Bilder voller Energie
Dolans Filme sind energiegeladen. Er zeigt die Gruppe unterlegt von impulsiver und lauter Musik, lässt sie durcheinanderreden. Die Filmschnitte sind schnell und die Kamera rast über die Gesichter der Schauspieler. Auf der Party geht der Regisseur ganz nah ran. Die Personen feiern losgelöst – die Haare fliegen ins Gesicht. Der Rauch von Zigaretten und Hasch breitet sich im Raum zwischen den Tanzenden aus. Auch in ruhigen Situation bleiben die Szenen kraftvoll, weil die Emotionen der Protagonisten zwar nicht immer offen gezeigt werden, aber jederzeit spürbar sind.

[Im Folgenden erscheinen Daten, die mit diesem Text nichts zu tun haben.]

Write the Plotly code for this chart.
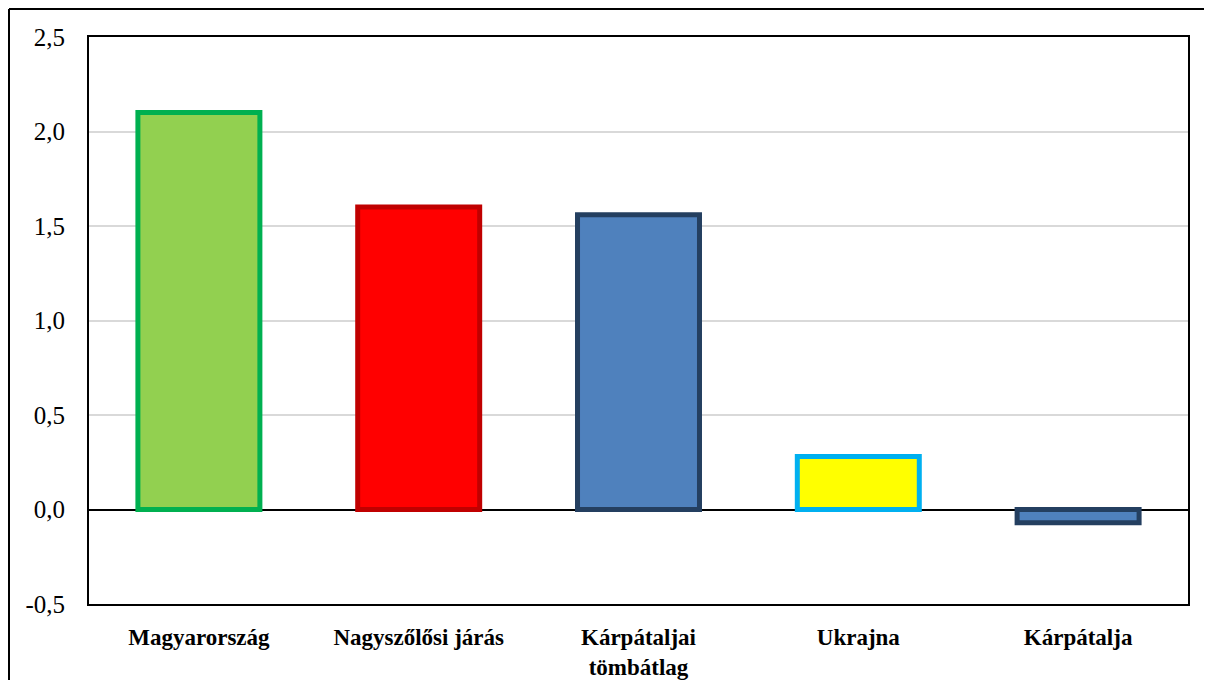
import plotly.graph_objects as go

categories = ["Magyarország", "Nagyszőlősi járás", "Kárpátaljai<br>tömbátlag", "Ukrajna", "Kárpátalja"]
values = [2.1, 1.6, 1.56, 0.28, -0.07]
fill_colors = ["#92D050", "#FF0000", "#4F81BD", "#FFFF00", "#4F81BD"]
line_colors = ["#00B050", "#C00000", "#243F60", "#00B0F0", "#243F60"]
tick_vals = [-0.5, 0.0, 0.5, 1.0, 1.5, 2.0, 2.5]
tick_text = ["-0,5", "0,0", "0,5", "1,0", "1,5", "2,0", "2,5"]

SERIF = "Times New Roman, Liberation Serif, DejaVu Serif, serif"

fig = go.Figure(go.Bar(
    x=categories, y=values,
    marker=dict(color=fill_colors, line=dict(color=line_colors, width=5)),
    width=0.555,
))

# page is offset by ~7px (body margin); compensate
OFF = 7
L, R, T, B = 88 - OFF, 25 + OFF, 36 - OFF, 77 + OFF
W, H = 1212, 680
pw, ph = W - L - R, H - T - B

fig.update_layout(
    width=W, height=H,
    margin=dict(l=L, r=R, t=T, b=B, autoexpand=False),
    paper_bgcolor="white", plot_bgcolor="white",
    showlegend=False,
    font=dict(family=SERIF, color="black"),
    xaxis=dict(
        showline=True, linecolor="black", linewidth=2, mirror=True,
        tickfont=dict(size=23, family=SERIF, color="black", weight="bold"),
        ticks="", ticklabelstandoff=11, showgrid=False, automargin=False,
    ),
    yaxis=dict(
        range=[-0.5, 2.5], tickvals=tick_vals, ticktext=tick_text,
        showline=True, linecolor="black", linewidth=2, mirror=True,
        showgrid=True, gridcolor="#D9D9D9", gridwidth=1.5,
        zeroline=True, zerolinecolor="black", zerolinewidth=1.5,
        tickfont=dict(size=25, family=SERIF, color="black"),
        ticks="", ticklabelstandoff=17, automargin=False,
    ),
)

# outer frame (top and left edges visible in the reference)
x_left = (1 - L) / pw
y_top = 1 + (T - 1) / ph
fig.add_shape(type="line", xref="paper", yref="paper", x0=x_left, x1=x_left,
              y0=-(B - 1) / ph, y1=y_top, line=dict(color="black", width=2))
fig.add_shape(type="line", xref="paper", yref="paper", x0=x_left, x1=1 + (R - 1) / pw,
              y0=y_top, y1=y_top, line=dict(color="black", width=2))

fig.write_html("out.html")
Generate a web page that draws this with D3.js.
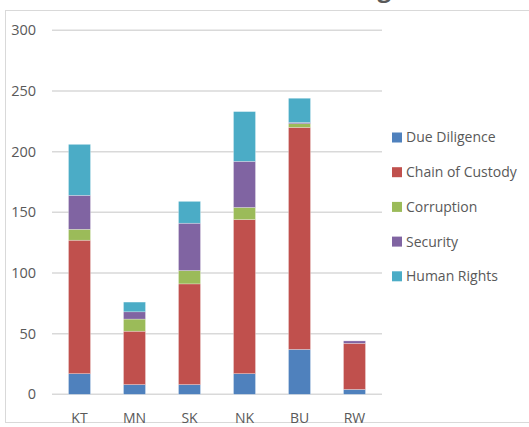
<!DOCTYPE html>
<html>
<head>
<meta charset="utf-8">
<script src="https://cdn.jsdelivr.net/npm/d3@7"></script>
<style>
  body { margin: 0; background: #fff; }
  svg { display: block; font-family: "Open Sans", "Liberation Sans", sans-serif; }
</style>
</head>
<body>
<svg id="svg" width="529" height="427"></svg>
<script>
const svg = d3.select("#svg");

// data
const regions = ["KT", "MN", "SK", "NK", "BU", "RW"];
const issues = ["Due Diligence", "Chain of Custody", "Corruption", "Security", "Human Rights"];
const dueDiligence = [17, 8, 8, 17, 37, 4];
const chainOfCustody = [110, 44, 83, 127, 183, 38];
const corruption = [9, 10, 11, 10, 3, 0];
const security = [28, 6, 39, 38, 1, 2];
const humanRights = [42, 8, 18, 41, 20, 0];
const yTicks = [0, 50, 100, 150, 200, 250, 300];
const colors = ["#4f81bd", "#c0504d", "#9bbb59", "#8064a2", "#4bacc6"];

const series = [dueDiligence, chainOfCustody, corruption, security, humanRights];
const rows = regions.map((r, i) => {
  const row = { region: r };
  issues.forEach((k, j) => row[k] = series[j][i]);
  return row;
});
const stacked = d3.stack().keys(issues)(rows);

// outer frame
svg.append("rect")
  .attr("x", 5.5).attr("y", 10.5)
  .attr("width", 540).attr("height", 412)
  .attr("fill", "none")
  .attr("stroke", "#d9d9d9");

// title, almost all of it above the visible area (only the g tail peeks in)
svg.append("text")
  .attr("x", 391).attr("y", -3.5)
  .attr("text-anchor", "end")
  .attr("font-size", 24)
  .attr("font-weight", 700)
  .attr("fill", "#595959")
  .text("Issues in Mining");

const x = d3.scaleBand()
  .domain(regions)
  .range([52, 382])
  .paddingInner(0.6)
  .paddingOuter(0.3);

const y = d3.scaleLinear()
  .domain([0, 300])
  .range([394.3, 30.3]);

// gridlines
svg.append("g")
  .selectAll("line")
  .data(yTicks)
  .join("line")
  .attr("x1", 52).attr("x2", 382)
  .attr("y1", d => y(d)).attr("y2", d => y(d))
  .attr("stroke", "#d9d9d9")
  .attr("stroke-width", 1.5);

// y labels
svg.append("g")
  .attr("text-anchor", "end")
  .selectAll("text")
  .data(yTicks)
  .join("text")
  .attr("x", 36)
  .attr("y", d => y(d))
  .attr("dy", "0.35em")
  .attr("font-size", 14.5)
  .attr("fill", "#595959")
  .text(d => d);

// bars
svg.append("g")
  .selectAll("g")
  .data(stacked)
  .join("g")
  .attr("fill", (d, i) => colors[i])
  .selectAll("rect")
  .data(d => d)
  .join("rect")
  .attr("x", d => x(d.data.region))
  .attr("width", x.bandwidth())
  .attr("y", d => y(d[1]))
  .attr("height", d => y(d[0]) - y(d[1]))
  .attr("stroke", "rgba(255,255,255,0.45)")
  .attr("stroke-width", 0.6);

// x labels
svg.append("g")
  .attr("text-anchor", "middle")
  .selectAll("text")
  .data(regions)
  .join("text")
  .attr("x", d => x(d) + x.bandwidth() / 2)
  .attr("y", 418)
  .attr("dy", "0.35em")
  .attr("font-size", 14)
  .attr("fill", "#595959")
  .text(d => d);

// legend
const legend = svg.append("g")
  .selectAll("g")
  .data(issues)
  .join("g")
  .attr("transform", (d, i) => `translate(392, ${137.5 + i * 34.7})`);

legend.append("rect")
  .attr("x", 0).attr("y", -5)
  .attr("width", 10).attr("height", 10)
  .attr("fill", (d, i) => colors[i]);

legend.append("text")
  .attr("x", 14)
  .attr("dy", "0.35em")
  .attr("font-size", 14)
  .attr("fill", "#595959")
  .text(d => d);
</script>
</body>
</html>
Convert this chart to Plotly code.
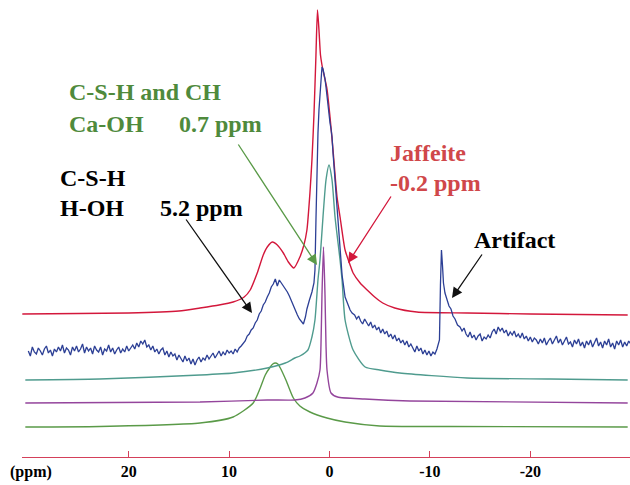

Dolans filmische Handschrift zeichnet sich durch zarten Lichtspiele aus: In Nahaufnahmen laufen Schatten über die Gesichter der Schauspieler. Der Fokus der Aufnahme liegt immer auf den Personen – oft setzt er die Figuren in die Mitte des Bildes. Häufig zeigt Dolan Personen von hinten. Er lässt den Zuschauer über die Schulter schauen und nimmt ihn so in die Szene mit rein.
Die Geschichten, die Dolan erzählt, sind meistens schlicht: Die Handlungen drehen sich um wenige Protagonisten und der Plot ist oft alltagsnah. Familienbeziehungen sind häufig ein Thema. Trotz der einfachen Handlung ist “Matthias & Maxime” sehenswert, denn der Regisseur schafft es, die komplizierte Beziehung der Protagonisten detailliert und vielschichtig herauszuarbeiten. Und eines ist klar: Egal, was passiert, die Freundschaft zwischen Matt und Max bleibt.